[Dataset entries]
★ ★ ★ ★ ★

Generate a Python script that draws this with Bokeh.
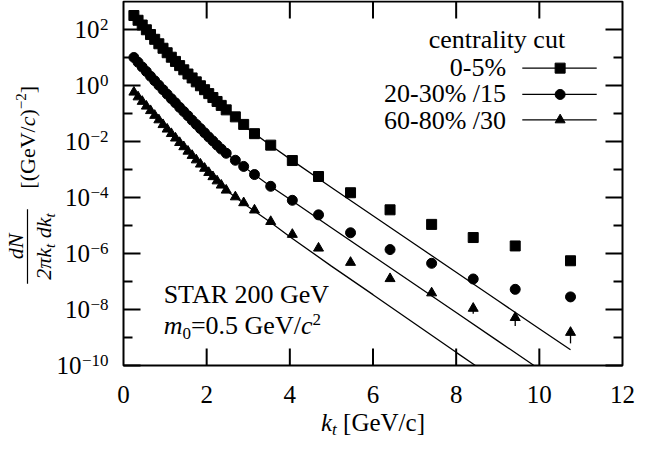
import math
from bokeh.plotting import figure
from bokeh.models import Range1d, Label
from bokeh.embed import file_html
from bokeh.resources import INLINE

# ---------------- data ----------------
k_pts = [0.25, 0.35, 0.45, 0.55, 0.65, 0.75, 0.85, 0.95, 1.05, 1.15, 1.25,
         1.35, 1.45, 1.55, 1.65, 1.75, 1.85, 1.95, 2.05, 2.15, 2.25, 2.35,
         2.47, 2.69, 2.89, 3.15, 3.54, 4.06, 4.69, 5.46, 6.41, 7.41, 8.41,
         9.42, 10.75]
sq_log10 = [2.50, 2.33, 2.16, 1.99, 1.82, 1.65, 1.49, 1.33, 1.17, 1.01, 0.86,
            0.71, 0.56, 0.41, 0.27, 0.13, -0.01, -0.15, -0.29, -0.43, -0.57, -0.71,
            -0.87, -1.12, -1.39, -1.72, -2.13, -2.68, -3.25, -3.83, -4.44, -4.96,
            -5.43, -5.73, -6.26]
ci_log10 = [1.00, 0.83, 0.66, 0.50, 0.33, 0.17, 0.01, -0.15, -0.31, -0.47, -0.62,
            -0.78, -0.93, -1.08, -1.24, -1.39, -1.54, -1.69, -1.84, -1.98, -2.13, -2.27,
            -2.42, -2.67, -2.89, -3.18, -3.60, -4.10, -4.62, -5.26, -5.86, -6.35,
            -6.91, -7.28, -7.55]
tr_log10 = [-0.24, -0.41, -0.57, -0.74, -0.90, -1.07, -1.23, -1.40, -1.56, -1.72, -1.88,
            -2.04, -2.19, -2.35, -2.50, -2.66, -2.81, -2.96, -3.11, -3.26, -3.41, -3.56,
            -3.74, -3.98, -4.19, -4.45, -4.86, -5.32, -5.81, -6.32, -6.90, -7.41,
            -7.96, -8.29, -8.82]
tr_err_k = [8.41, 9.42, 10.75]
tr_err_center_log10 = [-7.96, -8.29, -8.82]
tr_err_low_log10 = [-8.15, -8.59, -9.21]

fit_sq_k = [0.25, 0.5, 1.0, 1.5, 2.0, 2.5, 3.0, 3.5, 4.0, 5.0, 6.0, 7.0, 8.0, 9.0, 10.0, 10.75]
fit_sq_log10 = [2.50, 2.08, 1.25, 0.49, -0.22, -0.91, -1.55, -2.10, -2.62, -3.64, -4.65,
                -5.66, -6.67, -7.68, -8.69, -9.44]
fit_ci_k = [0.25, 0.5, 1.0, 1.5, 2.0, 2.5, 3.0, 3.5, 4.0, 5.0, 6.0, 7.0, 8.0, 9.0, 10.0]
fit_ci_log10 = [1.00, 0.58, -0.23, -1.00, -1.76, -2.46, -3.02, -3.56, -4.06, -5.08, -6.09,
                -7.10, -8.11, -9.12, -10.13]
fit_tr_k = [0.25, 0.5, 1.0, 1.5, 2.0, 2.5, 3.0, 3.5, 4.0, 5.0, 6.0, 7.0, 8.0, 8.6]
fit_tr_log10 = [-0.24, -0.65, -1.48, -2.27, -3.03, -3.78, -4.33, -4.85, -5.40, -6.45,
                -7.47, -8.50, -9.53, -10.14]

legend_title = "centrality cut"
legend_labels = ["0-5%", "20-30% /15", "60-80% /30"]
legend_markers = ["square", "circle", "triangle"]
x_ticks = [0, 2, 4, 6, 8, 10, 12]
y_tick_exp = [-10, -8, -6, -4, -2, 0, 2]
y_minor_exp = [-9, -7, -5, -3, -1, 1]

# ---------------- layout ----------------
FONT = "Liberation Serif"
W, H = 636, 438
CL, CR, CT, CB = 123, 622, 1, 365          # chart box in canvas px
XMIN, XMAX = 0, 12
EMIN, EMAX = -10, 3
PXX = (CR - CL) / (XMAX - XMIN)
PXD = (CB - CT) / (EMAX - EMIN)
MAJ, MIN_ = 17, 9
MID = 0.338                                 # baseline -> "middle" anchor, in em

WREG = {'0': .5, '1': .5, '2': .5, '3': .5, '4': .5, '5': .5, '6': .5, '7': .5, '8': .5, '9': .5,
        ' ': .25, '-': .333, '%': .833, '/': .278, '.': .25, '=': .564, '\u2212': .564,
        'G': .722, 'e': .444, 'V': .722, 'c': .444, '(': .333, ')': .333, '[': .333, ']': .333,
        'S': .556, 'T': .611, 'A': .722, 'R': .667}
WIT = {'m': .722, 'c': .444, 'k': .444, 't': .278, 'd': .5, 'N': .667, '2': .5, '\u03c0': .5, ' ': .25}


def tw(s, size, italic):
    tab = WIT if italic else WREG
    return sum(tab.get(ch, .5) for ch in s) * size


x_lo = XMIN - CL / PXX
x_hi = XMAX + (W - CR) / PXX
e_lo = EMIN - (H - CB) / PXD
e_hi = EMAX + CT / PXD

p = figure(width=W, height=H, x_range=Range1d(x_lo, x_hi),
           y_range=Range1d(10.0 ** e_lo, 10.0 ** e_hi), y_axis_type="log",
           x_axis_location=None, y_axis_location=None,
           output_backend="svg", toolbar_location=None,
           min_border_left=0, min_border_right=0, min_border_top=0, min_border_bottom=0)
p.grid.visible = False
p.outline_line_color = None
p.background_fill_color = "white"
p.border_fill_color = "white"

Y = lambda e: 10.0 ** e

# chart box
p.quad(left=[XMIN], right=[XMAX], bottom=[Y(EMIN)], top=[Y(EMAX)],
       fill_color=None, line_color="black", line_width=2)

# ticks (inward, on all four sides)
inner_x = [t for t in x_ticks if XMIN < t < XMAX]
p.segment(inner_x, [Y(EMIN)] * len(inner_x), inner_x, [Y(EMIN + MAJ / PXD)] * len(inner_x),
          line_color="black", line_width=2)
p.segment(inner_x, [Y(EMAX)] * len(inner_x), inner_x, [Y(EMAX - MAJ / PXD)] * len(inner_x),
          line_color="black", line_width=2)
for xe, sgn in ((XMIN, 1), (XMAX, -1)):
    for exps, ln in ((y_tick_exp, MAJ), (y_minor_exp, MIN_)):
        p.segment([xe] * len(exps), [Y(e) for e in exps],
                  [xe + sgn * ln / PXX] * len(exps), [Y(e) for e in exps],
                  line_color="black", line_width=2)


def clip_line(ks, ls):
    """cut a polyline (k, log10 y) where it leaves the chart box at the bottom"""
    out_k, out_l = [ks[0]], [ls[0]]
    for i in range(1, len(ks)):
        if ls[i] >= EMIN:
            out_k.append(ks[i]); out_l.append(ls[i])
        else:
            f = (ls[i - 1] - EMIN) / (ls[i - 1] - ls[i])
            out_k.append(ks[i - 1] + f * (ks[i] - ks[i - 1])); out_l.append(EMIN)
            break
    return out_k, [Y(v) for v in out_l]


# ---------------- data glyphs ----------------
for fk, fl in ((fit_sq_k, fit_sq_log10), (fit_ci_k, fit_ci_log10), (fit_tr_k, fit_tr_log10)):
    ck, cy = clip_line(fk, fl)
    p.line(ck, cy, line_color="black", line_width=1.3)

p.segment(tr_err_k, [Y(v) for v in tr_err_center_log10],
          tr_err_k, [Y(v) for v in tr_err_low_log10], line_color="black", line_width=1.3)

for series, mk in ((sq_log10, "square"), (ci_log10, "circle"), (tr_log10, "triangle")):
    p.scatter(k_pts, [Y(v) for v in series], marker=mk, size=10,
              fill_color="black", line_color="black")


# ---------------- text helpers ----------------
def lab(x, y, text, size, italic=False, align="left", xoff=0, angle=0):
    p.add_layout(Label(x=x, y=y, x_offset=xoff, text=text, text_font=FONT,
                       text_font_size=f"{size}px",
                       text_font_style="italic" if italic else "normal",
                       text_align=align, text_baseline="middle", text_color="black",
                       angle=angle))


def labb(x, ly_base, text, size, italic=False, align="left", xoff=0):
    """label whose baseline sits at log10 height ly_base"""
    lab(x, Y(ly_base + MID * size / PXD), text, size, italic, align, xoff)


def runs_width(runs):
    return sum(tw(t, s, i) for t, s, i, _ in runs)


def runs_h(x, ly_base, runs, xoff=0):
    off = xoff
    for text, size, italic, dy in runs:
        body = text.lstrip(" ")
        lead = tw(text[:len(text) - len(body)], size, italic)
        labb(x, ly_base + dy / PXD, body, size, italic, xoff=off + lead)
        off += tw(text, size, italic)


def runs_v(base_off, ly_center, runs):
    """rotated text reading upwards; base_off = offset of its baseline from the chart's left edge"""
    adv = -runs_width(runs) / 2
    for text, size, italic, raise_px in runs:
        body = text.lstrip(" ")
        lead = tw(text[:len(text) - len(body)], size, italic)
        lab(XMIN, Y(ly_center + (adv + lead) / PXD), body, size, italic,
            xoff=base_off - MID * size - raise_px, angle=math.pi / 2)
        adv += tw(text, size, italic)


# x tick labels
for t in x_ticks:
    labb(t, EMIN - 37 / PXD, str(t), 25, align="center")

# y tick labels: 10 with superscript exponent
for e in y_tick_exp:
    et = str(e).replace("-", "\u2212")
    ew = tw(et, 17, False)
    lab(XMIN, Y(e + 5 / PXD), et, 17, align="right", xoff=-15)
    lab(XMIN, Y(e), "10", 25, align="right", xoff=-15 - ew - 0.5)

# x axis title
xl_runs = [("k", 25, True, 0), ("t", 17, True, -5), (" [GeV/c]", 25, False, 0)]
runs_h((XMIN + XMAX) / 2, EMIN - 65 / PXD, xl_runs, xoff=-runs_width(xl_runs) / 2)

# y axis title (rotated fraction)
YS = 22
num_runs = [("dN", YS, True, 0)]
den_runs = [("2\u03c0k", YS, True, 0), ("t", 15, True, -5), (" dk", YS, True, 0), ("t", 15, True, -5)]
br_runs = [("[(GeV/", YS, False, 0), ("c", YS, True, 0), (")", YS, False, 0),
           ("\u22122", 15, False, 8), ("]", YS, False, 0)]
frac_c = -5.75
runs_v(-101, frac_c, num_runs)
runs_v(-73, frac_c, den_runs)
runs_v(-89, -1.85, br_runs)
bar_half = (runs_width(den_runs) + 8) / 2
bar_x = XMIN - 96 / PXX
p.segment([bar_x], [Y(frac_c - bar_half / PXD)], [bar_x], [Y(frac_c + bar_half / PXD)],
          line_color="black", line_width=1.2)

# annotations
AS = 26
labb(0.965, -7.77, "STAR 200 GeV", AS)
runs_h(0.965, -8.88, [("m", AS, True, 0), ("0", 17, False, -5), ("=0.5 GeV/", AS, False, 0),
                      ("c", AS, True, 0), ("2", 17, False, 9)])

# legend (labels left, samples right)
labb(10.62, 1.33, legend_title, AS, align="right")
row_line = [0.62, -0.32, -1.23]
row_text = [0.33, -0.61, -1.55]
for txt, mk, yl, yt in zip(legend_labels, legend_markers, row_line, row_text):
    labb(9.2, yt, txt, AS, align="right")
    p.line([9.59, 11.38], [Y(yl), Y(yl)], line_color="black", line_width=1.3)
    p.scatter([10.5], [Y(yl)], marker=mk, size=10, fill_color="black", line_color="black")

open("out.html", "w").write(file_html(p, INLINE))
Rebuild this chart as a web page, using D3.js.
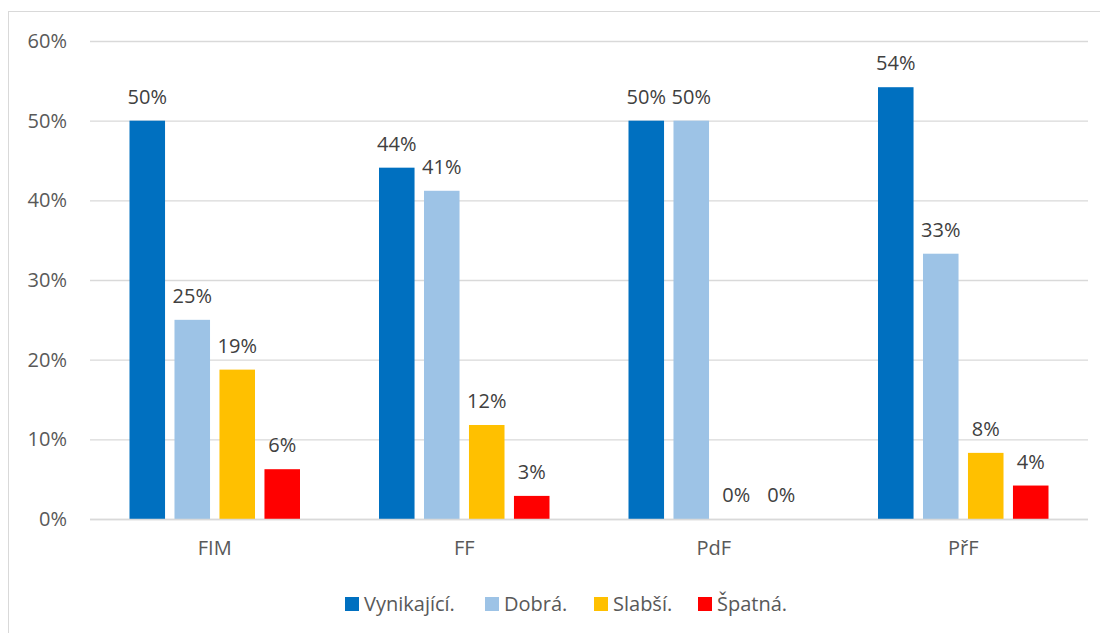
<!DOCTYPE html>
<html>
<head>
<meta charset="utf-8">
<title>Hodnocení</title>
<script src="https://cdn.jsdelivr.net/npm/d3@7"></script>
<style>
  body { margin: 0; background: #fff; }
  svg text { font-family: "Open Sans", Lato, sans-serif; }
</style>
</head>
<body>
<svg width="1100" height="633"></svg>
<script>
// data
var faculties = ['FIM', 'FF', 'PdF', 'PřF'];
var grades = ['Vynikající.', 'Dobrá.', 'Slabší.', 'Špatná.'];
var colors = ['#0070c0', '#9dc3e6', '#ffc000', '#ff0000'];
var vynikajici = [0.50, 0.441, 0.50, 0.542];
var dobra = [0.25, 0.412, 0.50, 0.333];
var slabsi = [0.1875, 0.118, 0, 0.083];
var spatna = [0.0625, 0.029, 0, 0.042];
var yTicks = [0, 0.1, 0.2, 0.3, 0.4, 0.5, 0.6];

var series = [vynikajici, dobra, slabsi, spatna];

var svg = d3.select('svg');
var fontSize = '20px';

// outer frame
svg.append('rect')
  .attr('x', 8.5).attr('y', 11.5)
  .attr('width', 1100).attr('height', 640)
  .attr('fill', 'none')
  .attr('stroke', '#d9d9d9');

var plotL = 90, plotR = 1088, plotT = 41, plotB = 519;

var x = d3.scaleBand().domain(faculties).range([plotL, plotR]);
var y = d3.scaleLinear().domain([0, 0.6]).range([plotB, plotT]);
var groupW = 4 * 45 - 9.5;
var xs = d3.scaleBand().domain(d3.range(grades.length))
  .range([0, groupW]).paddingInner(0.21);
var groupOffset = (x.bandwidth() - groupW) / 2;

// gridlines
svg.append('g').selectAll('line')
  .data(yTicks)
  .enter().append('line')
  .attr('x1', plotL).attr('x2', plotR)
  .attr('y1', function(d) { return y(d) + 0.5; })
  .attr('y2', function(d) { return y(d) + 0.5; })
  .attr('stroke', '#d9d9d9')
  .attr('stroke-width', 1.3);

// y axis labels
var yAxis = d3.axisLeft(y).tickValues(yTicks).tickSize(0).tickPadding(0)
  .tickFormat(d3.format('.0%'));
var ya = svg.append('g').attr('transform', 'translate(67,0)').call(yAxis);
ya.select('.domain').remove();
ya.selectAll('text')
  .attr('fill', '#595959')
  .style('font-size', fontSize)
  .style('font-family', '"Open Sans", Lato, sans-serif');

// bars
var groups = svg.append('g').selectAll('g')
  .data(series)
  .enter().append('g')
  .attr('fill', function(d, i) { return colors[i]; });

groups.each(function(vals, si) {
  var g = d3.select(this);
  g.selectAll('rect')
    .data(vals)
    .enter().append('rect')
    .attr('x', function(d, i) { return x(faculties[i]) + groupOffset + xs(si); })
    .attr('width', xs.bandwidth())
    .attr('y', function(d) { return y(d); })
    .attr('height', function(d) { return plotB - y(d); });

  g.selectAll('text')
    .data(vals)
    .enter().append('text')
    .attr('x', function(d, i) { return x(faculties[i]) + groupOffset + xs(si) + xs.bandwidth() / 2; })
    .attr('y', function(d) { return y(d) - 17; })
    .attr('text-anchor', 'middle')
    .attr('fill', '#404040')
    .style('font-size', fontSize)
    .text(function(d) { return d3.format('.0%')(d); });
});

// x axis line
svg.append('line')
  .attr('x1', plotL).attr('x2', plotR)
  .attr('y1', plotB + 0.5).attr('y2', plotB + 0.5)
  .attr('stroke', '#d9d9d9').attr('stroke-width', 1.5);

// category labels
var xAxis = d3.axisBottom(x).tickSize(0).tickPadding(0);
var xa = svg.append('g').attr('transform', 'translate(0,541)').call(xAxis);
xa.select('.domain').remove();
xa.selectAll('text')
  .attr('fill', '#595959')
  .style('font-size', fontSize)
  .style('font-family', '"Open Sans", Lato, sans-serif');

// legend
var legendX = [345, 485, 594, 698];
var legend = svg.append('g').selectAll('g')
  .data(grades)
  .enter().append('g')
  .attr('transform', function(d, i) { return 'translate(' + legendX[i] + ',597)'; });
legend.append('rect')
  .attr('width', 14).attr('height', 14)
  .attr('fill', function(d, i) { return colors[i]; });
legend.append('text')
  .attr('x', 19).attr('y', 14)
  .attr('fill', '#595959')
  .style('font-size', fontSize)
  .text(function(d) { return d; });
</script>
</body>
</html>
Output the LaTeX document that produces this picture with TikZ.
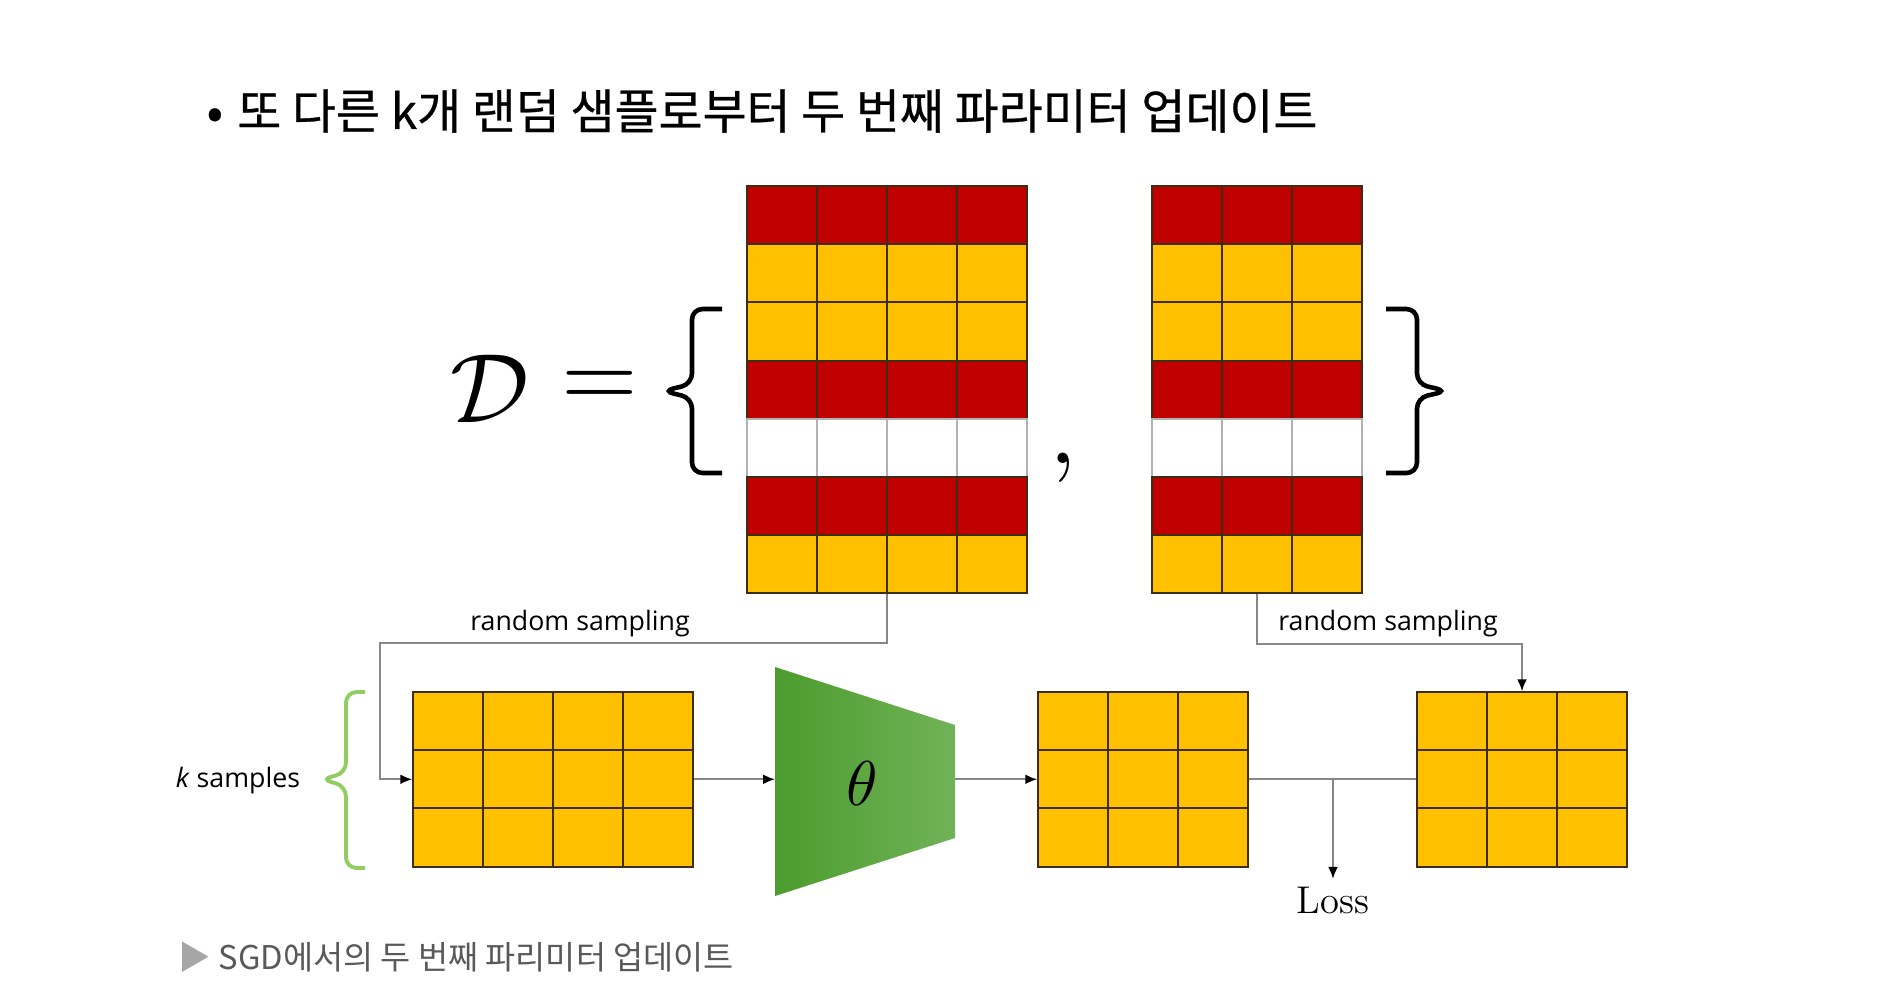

★ ★ ★ ★ ★

Only the lines from the start of the material through the line containing "from bokeh.resources import INLINE" should be transcribed. Pictures stay out.

» RESPONSE TO THIS EXERCISE:
Generate a Python script that draws this with Bokeh.
import math
from bokeh.plotting import figure
from bokeh.models import Range1d, Label
from bokeh.embed import file_html
from bokeh.resources import INLINE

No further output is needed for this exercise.